The importance of evaluating your organization's specific needs and requirements before selecting an ETL tool cannot be overstated. Factors such as data sources, data volumes, real-time processing requirements, budget, and the technical expertise of your team should all be considered when choosing an ETL tool.
By selecting the right ETL tool for your needs, you can streamline the data processing pipeline, ensure data accuracy and consistency, and ultimately unlock valuable insights from your data.

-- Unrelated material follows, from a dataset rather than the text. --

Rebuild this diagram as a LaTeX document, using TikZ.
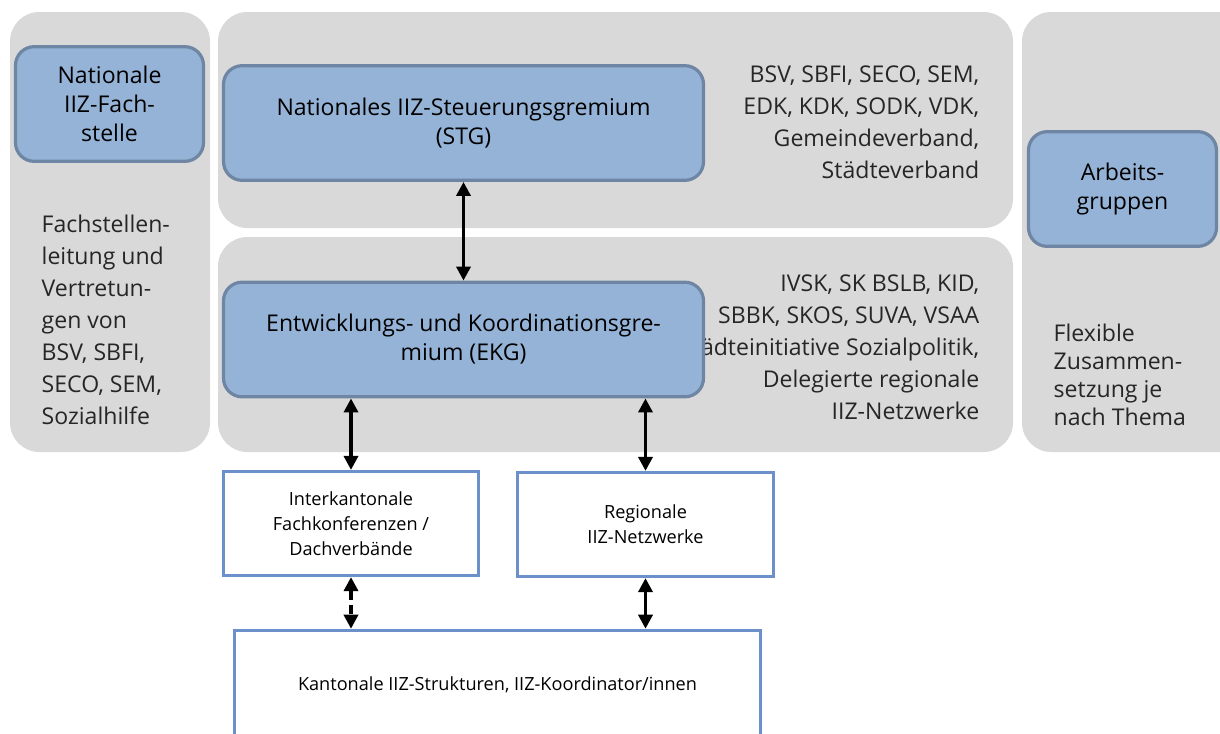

Frequently Asked Questions
What is an ETL tool?
An ETL (Extract, Transform, Load) tool is a software application that automates the process of extracting data from various sources, transforming it into the desired format, and loading it into a target database or data warehouse. ETL tools are essential for data integration, helping organizations consolidate, clean, and transform data for further analysis and reporting.
Why are ETL tools important?
ETL tools are important because they enable organizations to efficiently manage their data processing pipelines. They help reduce the time and effort required for data integration, ensure data accuracy and consistency across different platforms, and support advanced data processing tasks, such as data cleansing, transformation, and aggregation. By automating these processes, ETL tools allow businesses to focus on deriving insights from their data rather than dealing with the complexities of data management.
How do I choose the right ETL tool for my organization?
Choosing the right ETL tool for your organization depends on several factors, such as:
- Data sources and formats: Ensure the ETL tool supports the data sources and formats your organization is working with.
- Data volume and complexity: Consider the scalability and performance of the ETL tool to handle your organization's data volume and processing requirements.
- Real-time vs. batch processing: Depending on your use case, you may require real-time data processing capabilities, which not all ETL tools offer.
- Integration with other tools and platforms: Ensure the ETL tool integrates well with your existing data storage, analysis, and visualization tools.
- Budget: The cost of ETL tools varies widely, so consider your organization's budget when selecting a tool.
- Technical expertise: The learning curve and complexity of ETL tools differ; choose a tool that aligns with your team's technical expertise and skill level.
Are there any free or open-source ETL tools?
Yes, there are several free and open-source ETL tools available, such as Apache NiFi and Talend. These tools offer a wide range of features and capabilities, often with strong community support. However, they may have a steeper learning curve or require more technical expertise compared to some paid ETL tools.
Can ETL tools handle real-time data processing?
Some ETL tools, such as Apache NiFi, Google Cloud Dataflow, Stitch Data, and Fivetran, support real-time data processing, allowing organizations to work with data as it is generated. This enables near-real-time analysis and reporting, which can be crucial for certain use cases, such as fraud detection or monitoring application performance. However, not all ETL tools offer real-time data processing capabilities, and their primary focus may be on batch data processing.